* start EXCERPTED RECORDS *
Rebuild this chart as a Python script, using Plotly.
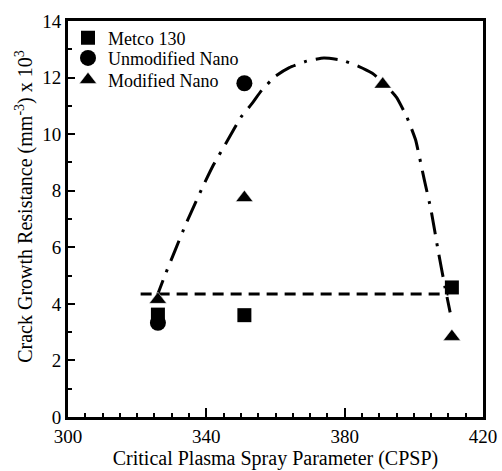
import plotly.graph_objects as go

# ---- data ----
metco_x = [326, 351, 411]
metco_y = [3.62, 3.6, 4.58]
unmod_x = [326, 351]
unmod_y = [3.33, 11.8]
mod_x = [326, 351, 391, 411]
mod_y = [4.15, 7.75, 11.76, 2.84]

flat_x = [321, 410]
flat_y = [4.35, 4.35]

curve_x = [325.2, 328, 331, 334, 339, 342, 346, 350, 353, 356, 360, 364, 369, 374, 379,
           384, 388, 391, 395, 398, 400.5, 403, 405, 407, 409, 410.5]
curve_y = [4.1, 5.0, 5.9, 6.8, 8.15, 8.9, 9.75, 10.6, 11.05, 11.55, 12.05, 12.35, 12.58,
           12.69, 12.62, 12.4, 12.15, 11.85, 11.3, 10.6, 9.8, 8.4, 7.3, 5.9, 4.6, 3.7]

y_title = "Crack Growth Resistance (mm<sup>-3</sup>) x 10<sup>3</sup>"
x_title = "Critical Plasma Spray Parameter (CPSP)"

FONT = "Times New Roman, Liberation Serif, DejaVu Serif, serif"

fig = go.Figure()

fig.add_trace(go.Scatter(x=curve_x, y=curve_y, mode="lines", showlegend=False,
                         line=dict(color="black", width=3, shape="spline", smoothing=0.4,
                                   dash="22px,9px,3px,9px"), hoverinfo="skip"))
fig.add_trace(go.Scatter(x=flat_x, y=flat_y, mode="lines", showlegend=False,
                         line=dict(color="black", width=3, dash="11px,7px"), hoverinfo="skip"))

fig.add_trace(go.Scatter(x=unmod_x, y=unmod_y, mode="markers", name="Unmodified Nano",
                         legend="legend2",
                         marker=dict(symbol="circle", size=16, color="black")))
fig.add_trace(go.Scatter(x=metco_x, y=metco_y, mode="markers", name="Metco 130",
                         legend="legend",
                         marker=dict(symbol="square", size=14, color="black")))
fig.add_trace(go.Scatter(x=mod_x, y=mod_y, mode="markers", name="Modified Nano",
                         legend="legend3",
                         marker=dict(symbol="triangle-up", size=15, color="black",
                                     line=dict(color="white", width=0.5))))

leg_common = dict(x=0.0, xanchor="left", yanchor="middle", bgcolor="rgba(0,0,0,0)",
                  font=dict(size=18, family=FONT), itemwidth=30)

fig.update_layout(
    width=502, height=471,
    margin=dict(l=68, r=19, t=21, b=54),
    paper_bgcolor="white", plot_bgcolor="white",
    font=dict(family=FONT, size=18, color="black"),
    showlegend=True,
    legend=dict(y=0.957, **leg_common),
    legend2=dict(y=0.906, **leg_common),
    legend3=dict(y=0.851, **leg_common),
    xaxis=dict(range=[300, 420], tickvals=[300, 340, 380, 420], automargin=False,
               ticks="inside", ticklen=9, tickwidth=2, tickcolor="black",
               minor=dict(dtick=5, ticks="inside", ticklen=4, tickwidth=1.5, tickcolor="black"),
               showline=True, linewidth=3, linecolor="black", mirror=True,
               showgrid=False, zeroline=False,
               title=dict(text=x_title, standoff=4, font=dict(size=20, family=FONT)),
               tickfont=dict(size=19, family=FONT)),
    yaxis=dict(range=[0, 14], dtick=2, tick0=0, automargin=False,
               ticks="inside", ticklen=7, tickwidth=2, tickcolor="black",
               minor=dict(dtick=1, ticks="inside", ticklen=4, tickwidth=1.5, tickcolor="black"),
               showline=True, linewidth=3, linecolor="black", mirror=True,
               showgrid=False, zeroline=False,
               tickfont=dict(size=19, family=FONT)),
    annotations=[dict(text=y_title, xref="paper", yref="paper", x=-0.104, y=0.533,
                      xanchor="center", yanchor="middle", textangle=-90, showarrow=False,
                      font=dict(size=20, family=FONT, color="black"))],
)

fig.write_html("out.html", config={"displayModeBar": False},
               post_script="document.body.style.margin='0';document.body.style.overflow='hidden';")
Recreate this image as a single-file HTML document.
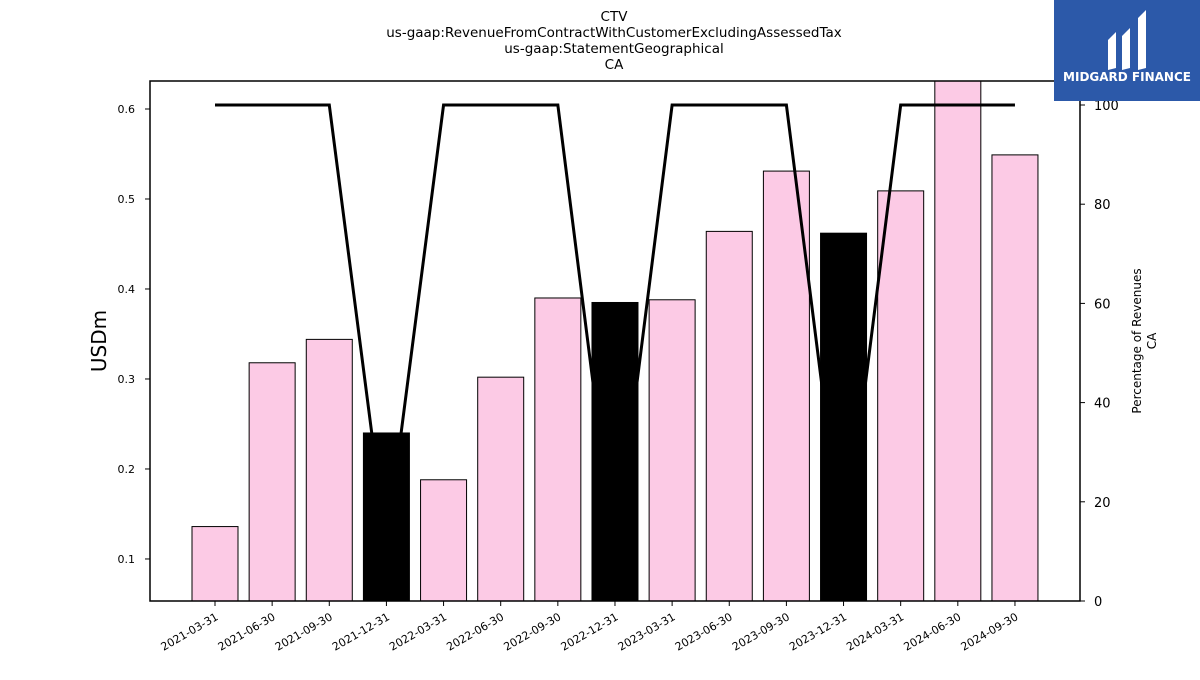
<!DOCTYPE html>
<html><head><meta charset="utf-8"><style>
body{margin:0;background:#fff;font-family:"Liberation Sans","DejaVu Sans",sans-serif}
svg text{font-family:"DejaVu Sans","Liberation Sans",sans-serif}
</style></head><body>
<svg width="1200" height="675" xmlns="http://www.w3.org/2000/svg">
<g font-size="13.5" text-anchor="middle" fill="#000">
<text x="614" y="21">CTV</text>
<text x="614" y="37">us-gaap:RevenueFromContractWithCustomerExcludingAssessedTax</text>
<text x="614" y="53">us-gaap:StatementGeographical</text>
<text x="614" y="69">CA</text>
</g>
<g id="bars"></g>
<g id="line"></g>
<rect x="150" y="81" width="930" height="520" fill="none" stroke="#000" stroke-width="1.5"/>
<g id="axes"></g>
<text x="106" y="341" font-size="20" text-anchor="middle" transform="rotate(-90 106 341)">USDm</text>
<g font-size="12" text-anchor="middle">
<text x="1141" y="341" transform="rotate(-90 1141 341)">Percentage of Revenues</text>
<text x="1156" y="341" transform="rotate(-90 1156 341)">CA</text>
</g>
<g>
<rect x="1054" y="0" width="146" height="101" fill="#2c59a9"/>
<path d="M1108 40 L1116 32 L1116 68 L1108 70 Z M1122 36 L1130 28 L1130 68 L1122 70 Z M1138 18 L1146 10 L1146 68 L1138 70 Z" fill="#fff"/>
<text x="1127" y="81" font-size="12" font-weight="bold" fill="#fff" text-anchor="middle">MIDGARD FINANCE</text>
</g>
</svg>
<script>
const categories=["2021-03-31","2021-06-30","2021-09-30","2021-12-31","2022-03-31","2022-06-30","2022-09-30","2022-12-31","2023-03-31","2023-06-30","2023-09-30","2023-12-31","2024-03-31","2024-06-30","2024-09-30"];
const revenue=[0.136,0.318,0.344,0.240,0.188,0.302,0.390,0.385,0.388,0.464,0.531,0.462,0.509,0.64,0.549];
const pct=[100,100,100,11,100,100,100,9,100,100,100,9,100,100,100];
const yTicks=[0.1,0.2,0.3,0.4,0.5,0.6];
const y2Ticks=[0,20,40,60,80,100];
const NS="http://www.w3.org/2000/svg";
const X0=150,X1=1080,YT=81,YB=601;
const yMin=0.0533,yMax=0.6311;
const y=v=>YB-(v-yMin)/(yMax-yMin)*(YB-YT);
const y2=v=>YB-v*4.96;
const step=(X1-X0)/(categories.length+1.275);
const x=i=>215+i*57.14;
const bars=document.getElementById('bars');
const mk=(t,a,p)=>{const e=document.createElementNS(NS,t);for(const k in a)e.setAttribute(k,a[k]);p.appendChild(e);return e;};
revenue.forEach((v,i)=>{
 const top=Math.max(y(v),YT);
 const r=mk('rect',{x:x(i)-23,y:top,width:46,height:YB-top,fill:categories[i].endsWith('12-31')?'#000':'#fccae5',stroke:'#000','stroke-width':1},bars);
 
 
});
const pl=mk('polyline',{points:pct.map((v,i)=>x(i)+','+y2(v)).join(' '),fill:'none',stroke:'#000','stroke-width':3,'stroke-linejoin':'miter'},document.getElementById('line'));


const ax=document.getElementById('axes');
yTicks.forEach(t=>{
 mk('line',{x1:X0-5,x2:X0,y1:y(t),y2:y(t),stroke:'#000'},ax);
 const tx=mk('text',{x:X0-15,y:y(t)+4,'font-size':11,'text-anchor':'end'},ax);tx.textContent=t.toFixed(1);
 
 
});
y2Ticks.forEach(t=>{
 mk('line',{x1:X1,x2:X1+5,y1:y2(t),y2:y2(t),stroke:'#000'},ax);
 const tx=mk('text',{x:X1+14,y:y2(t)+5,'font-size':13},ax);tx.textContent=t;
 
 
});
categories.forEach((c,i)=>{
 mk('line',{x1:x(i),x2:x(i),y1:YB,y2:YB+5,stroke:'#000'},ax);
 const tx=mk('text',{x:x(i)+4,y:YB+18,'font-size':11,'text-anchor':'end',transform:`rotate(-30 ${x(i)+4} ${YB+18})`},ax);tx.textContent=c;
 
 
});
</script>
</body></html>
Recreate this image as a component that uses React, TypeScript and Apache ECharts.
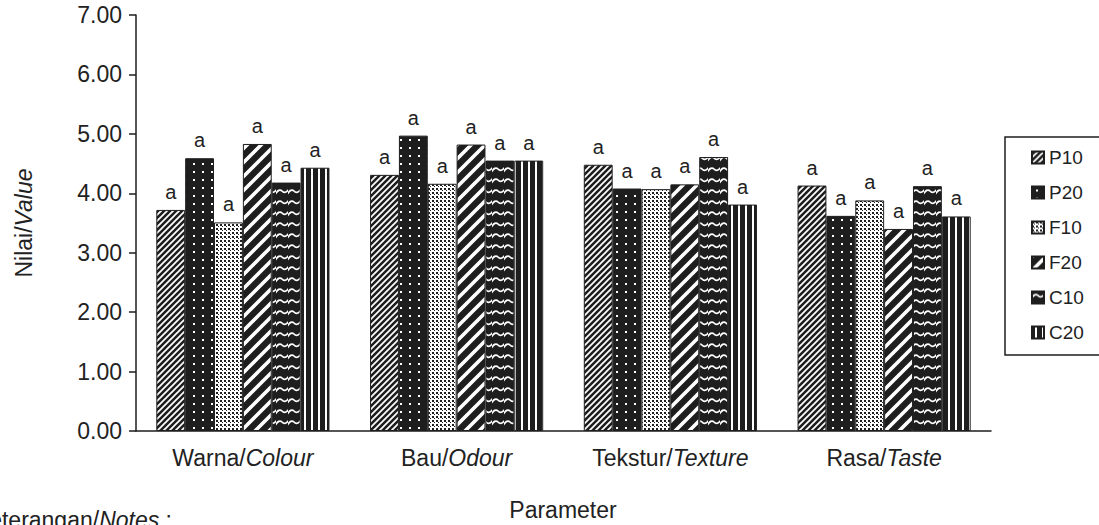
* end EXCERPTED RECORDS *
== WORK TO COMPLETE ==
Restate word for word only the lines from where the entries begin through the one with "flat_y = [4.35, 4.35]"; omit the pictures.

== CORRECT RESPONSE ==
Rebuild this chart as a Python script, using Plotly.
import plotly.graph_objects as go

# ---- data ----
metco_x = [326, 351, 411]
metco_y = [3.62, 3.6, 4.58]
unmod_x = [326, 351]
unmod_y = [3.33, 11.8]
mod_x = [326, 351, 391, 411]
mod_y = [4.15, 7.75, 11.76, 2.84]

flat_x = [321, 410]
flat_y = [4.35, 4.35]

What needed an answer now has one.